Recycling inefficiencies
Recycling can reduce emissions by cutting the need for virgin materials, but only when it’s done effectively. Contamination of recycling bins often means materials are rejected and end up in a landfill anyway. Even when recycling succeeds, it consumes energy, so reducing consumption in the first place has a larger carbon benefit.
For example:
- Recycling aluminium saves up to 95% of the emissions compared to producing it new.
- Recycling plastics, on the other hand, saves far less, and the majority of plastics in Australia still go to landfill.
The importance of reuse and repair
From a carbon perspective, reusing items is far more effective than recycling them. Extending the life of a garment, a phone, or an appliance avoids the emissions from producing a new replacement altogether. For instance, repairing a smartphone instead of buying a new one can avoid more than 70 kg of CO2e embedded in manufacturing.
Food waste
Food waste deserves special attention in the context of disposal. Beyond the methane it creates in landfill, every kilogram of wasted food also represents the energy, fertiliser, and water used to grow, process, and transport it. Composting, feeding scraps to animals, or diverting food to community programs all prevent waste from becoming a double carbon cost.
Water use
Water seems abundant in daily life, but the systems that deliver, heat, and treat it carry a significant carbon cost. Every litre that comes out of a tap has been pumped, filtered, and transported through energy-intensive infrastructure. Once used, wastewater must also be treated before being released back into rivers, oceans, or reused.
The carbon cost of supply
Urban water supply systems are powered by electricity. Pumps push water across long distances and up elevations, particularly in sprawling cities such as Sydney and Melbourne. On average, supplying one kilolitre (1,000 litres) of water in the country uses between 0.2 and 1.0 kWh of energy, depending on location and infrastructure. That equates to 0.3-0.9 kg of CO2e, with higher figures in coal-heavy states.

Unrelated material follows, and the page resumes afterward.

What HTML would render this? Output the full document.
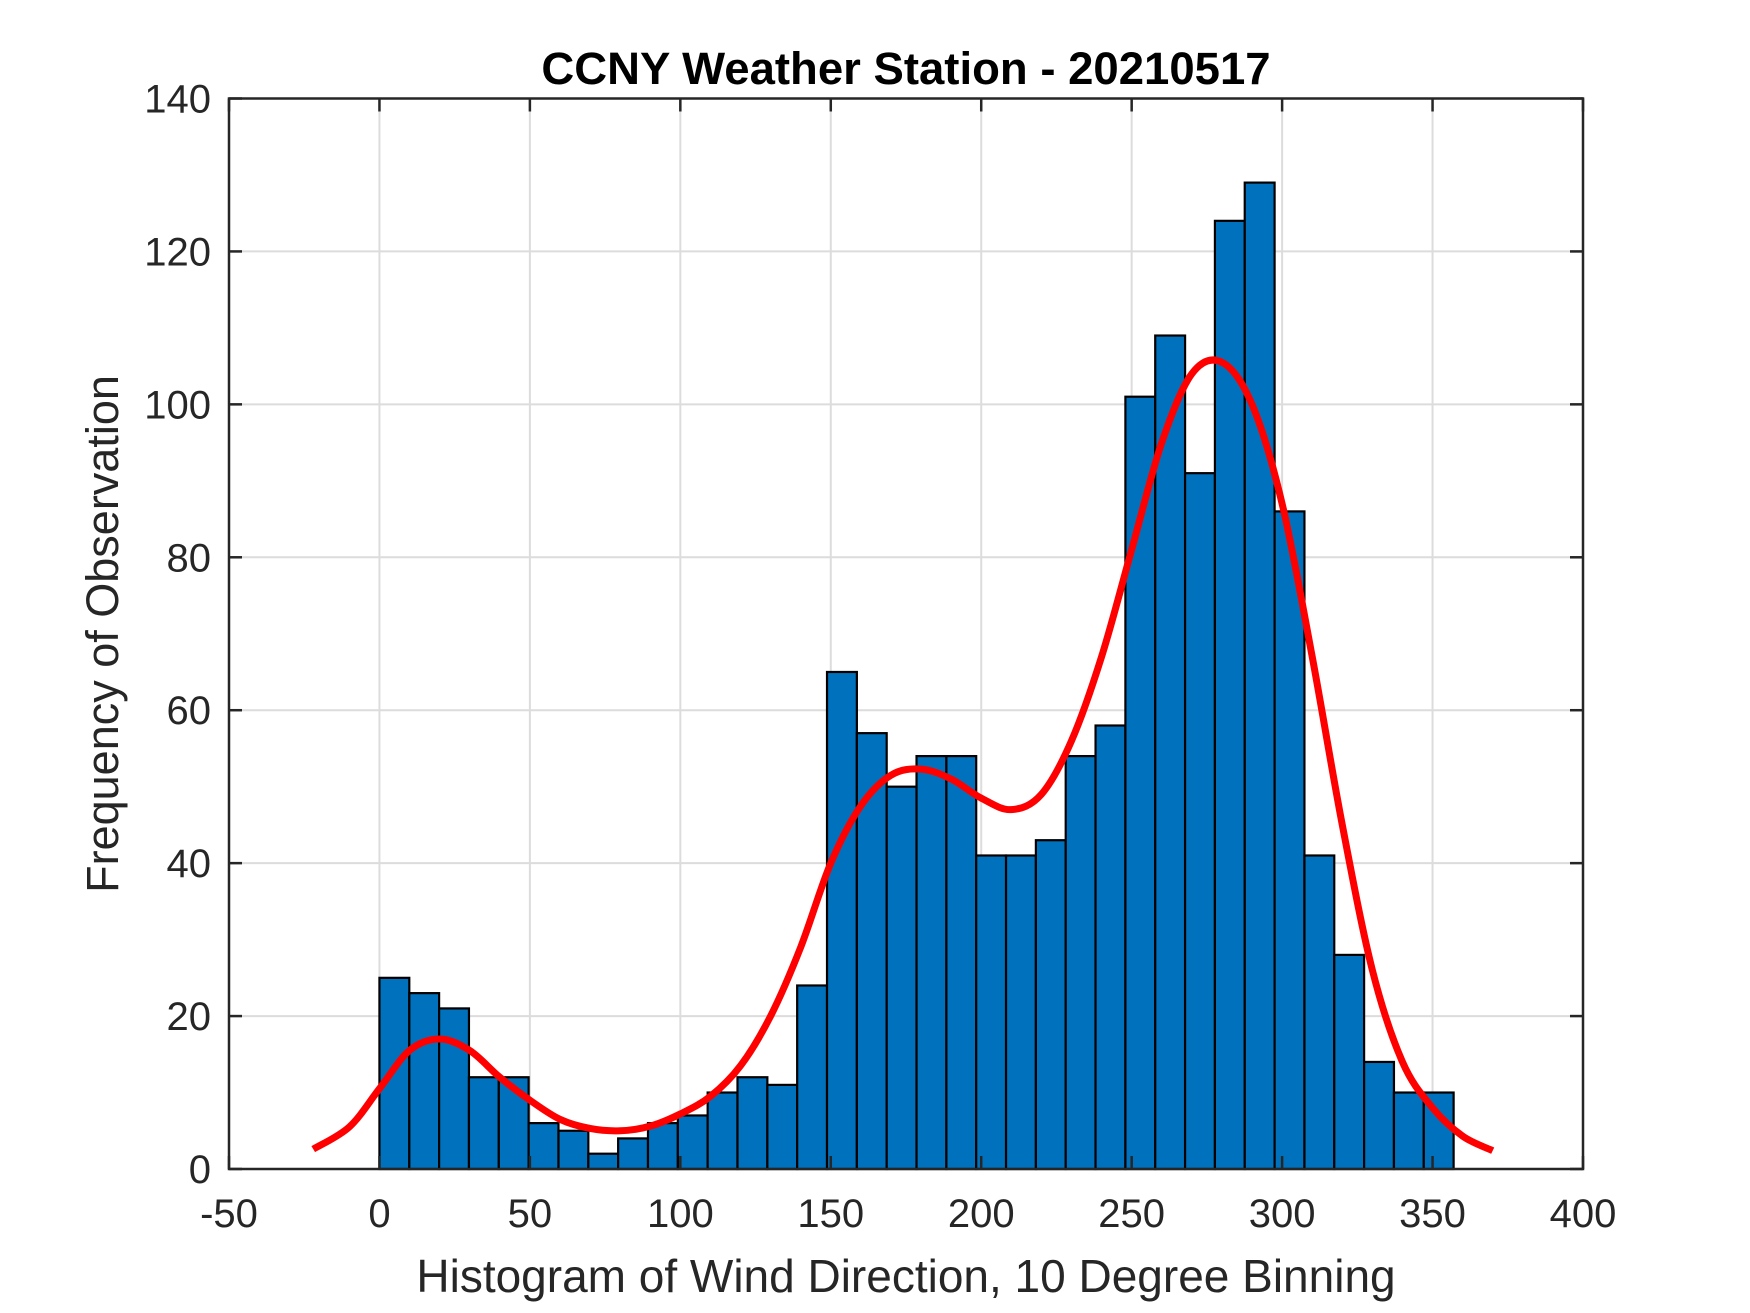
<!DOCTYPE html>
<html><head><meta charset="utf-8"><style>
html,body{margin:0;padding:0;background:#fff;}
svg{display:block;font-family:"Liberation Sans",Arial,sans-serif;}
</style></head><body>
<svg id="chart" width="1750" height="1313" viewBox="0 0 1750 1313" xmlns="http://www.w3.org/2000/svg">
<rect width="1750" height="1313" fill="#fff"/>
<g id="grid"></g><g id="bars"></g><g id="curve"></g><g id="axes"></g>
<text x="906" y="84" text-anchor="middle" font-size="45.5" font-weight="bold" fill="#000">CCNY Weather Station - 20210517</text>
<text x="906" y="1292" text-anchor="middle" font-size="46" fill="#262626">Histogram of Wind Direction, 10 Degree Binning</text>
<text transform="translate(118,634) rotate(-90)" text-anchor="middle" font-size="45" fill="#262626">Frequency of Observation</text>
</svg>
<script>
const binEdges = [0,9.92,19.83,29.75,39.67,49.58,59.5,69.42,79.33,89.25,99.17,109.08,119,128.92,138.83,148.75,158.67,168.58,178.5,188.42,198.33,208.25,218.17,228.08,238,247.92,257.83,267.75,277.67,287.58,297.5,307.42,317.33,327.25,337.17,347.08,357];
const counts = [25,23,21,12,12,6,5,2,4,6,7,10,12,11,24,65,57,50,54,54,41,41,43,54,58,101,109,91,124,129,86,41,28,14,10,10];
const fitX = [-22,-10,0,10,20,30,40,50,60,70,80,90,100,110,120,130,140,150,160,170,180,190,200,210,220,230,240,250,260,270,280,290,300,310,320,330,340,350,360,370];
const fitY = [2.6,5.5,10.5,15.5,17,15.5,12,9,6.5,5.3,5,5.6,7.2,9.5,13.5,20,29,40,47.5,51.5,52.3,51,48.5,47,49,56,67,81,95,104,105.5,100,87,67,45,26,14,8,4.3,2.4];
const xTicks = [-50,0,50,100,150,200,250,300,350,400];
const yTicks = [0,20,40,60,80,100,120,140];

const L=229,R=1583,T=98.5,B=1169;
const xs=v=>L+(v+50)/450*(R-L);
const ys=v=>B-v/140*(B-T);
const NS="http://www.w3.org/2000/svg";
function mk(tag,attrs,parent){const e=document.createElementNS(NS,tag);for(const k in attrs)e.setAttribute(k,attrs[k]);parent.appendChild(e);return e;}
const grid=document.getElementById('grid'),bars=document.getElementById('bars'),curve=document.getElementById('curve'),axes=document.getElementById('axes');
xTicks.forEach(t=>{const l=mk('line',{x1:xs(t),x2:xs(t),y1:T,y2:B,stroke:'#dcdcdc','stroke-width':2},grid);

});
yTicks.forEach(t=>{const l=mk('line',{x1:L,x2:R,y1:ys(t),y2:ys(t),stroke:'#dcdcdc','stroke-width':2},grid);

});
counts.forEach((c,i)=>{const x0=xs(binEdges[i]),x1=xs(binEdges[i+1]);
const r=mk('rect',{x:x0,y:ys(c),width:x1-x0,height:ys(0)-ys(c),fill:'#0072bd',stroke:'#000','stroke-width':2.2},bars);

});
const pts=fitX.map((x,i)=>[xs(x),ys(fitY[i])]);
let d='M'+pts[0][0]+','+pts[0][1];
for(let i=0;i<pts.length-1;i++){const p0=pts[Math.max(0,i-1)],p1=pts[i],p2=pts[i+1],p3=pts[Math.min(pts.length-1,i+2)];
d+=' C'+(p1[0]+(p2[0]-p0[0])/6)+','+(p1[1]+(p2[1]-p0[1])/6)+' '+(p2[0]-(p3[0]-p1[0])/6)+','+(p2[1]-(p3[1]-p1[1])/6)+' '+p2[0]+','+p2[1];}
const pc=mk('path',{d:d,fill:'none',stroke:'#ff0000','stroke-width':7,'stroke-linejoin':'round'},curve);


const box=mk('rect',{x:L,y:T,width:R-L,height:B-T,fill:'none',stroke:'#262626','stroke-width':2.5},axes);


xTicks.forEach(t=>{mk('line',{x1:xs(t),x2:xs(t),y1:B,y2:B-13,stroke:'#262626','stroke-width':2.5},axes);mk('line',{x1:xs(t),x2:xs(t),y1:T,y2:T+13,stroke:'#262626','stroke-width':2.5},axes);
const tx=mk('text',{x:xs(t),y:B+58,'text-anchor':'middle','font-size':40,fill:'#262626'},axes);tx.textContent=t;

});
yTicks.forEach(t=>{mk('line',{x1:L,x2:L+13,y1:ys(t),y2:ys(t),stroke:'#262626','stroke-width':2.5},axes);mk('line',{x1:R,x2:R-13,y1:ys(t),y2:ys(t),stroke:'#262626','stroke-width':2.5},axes);
const tx=mk('text',{x:L-18,y:ys(t)+14,'text-anchor':'end','font-size':40,fill:'#262626'},axes);tx.textContent=t;

});
</script>
</body></html>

Desalination plants, which are critical in drought-prone regions, are even more energy-intensive. Producing one kilolitre of desalinated water requires 3-5 kWh of energy, making it several times more carbon-intensive than conventional sources. This means households in regions relying heavily on desalination have a larger hidden footprint tied to their water use.
Heating water
For most homes, the largest carbon impact of water use comes from heating. Showers, hot taps, and appliances account for up to 25% of the household energy use. A 10-minute hot shower consumes around 50 litres of heated water and about 2.5 kWh of electricity, which equals roughly 2 kg of CO2 emissions in a coal-heavy grid. Multiply that by daily showers across a household, and the footprint becomes substantial.
Overconsumption
Small habits like running taps while brushing teeth or using hoses to wash cars compound the issue. While each act is minor, they add to the overall demand on water systems, increasing both resources used and the energy required to keep supplies running.
The cumulative effect
One of the most common objections to changing everyday habits is that the impact of one person seems insignificant. Turning off a lightbulb, taking a shorter shower, or skipping one short car trip looks small when compared to the emissions from a coal power station or an international airline. But carbon accounting isn’t about single actions, but about how they multiply across households, communities, and nations.
Small actions, big totals
Consider the humble clothes dryer. Running it for an hour uses around 2.5 kWh of electricity. In Victoria, that equals about 2 kg of CO₂. For one household, the difference between using the dryer and line-drying seems trivial. But if every household in Australia reduced dryer use by 25%, the annual savings would exceed 1.5 million tonnes of CO₂e — roughly the same as taking 600,000 cars off the road for a year.
National scale of food waste
Food waste is another example. The average Australian household throws out about 200 kg of food annually, which equals roughly 500 kg of CO₂e when accounting for production and landfill emissions. Multiply that across Australia’s 10 million households, and food waste alone represents a climate impact larger than the emissions from the country’s domestic aviation sector.
Transport choices
Daily commutes also illustrate the multiplier effect. Driving 20 km to work in a petrol car produces about 4 kg of CO₂e. Over a year, that adds up to nearly 1 tonne of emissions per commuter. If just 1 in 10 commuters shifted to public transport, the combined annual savings would be measured in the millions of tonnes.
Why this matters
These examples show that individual actions are not symbolic gestures. They are practical contributions to a collective outcome. When scaled, even modest behavioural shifts deliver reductions that rival industrial interventions. Everyday decisions about energy, transport, food, and waste are therefore a critical part of the national emissions picture.
Carbon emissions are not only the responsibility of heavy industry or government policy. They are embedded in the way we live: in every shower taken, meal cooked, kilometre driven, or purchase made. These everyday activities, though often overlooked, collectively add up to a substantial share of Australia’s total emissions.
Recognising the carbon cost of daily choices is not about shifting blame onto individuals, but about highlighting the power of awareness. Systemic change — cleaner grids, sustainable transport, better waste systems — is essential. Yet personal and household actions provide immediate, scalable reductions that support these broader transitions.
Every avoided kilogram of carbon matters. When multiplied across millions of households, small adjustments become large outcomes: fewer cars on the road, less food in landfill, lower demand for coal-fired electricity. Everyday decisions, when informed and deliberate, contribute directly to the national pathway toward net zero by 2050.
The challenge ahead is not only technological but behavioural. By understanding where our emissions come from, Australians can align personal habits with national climate goals. The result is a double benefit: lower household costs and a lighter footprint on the planet.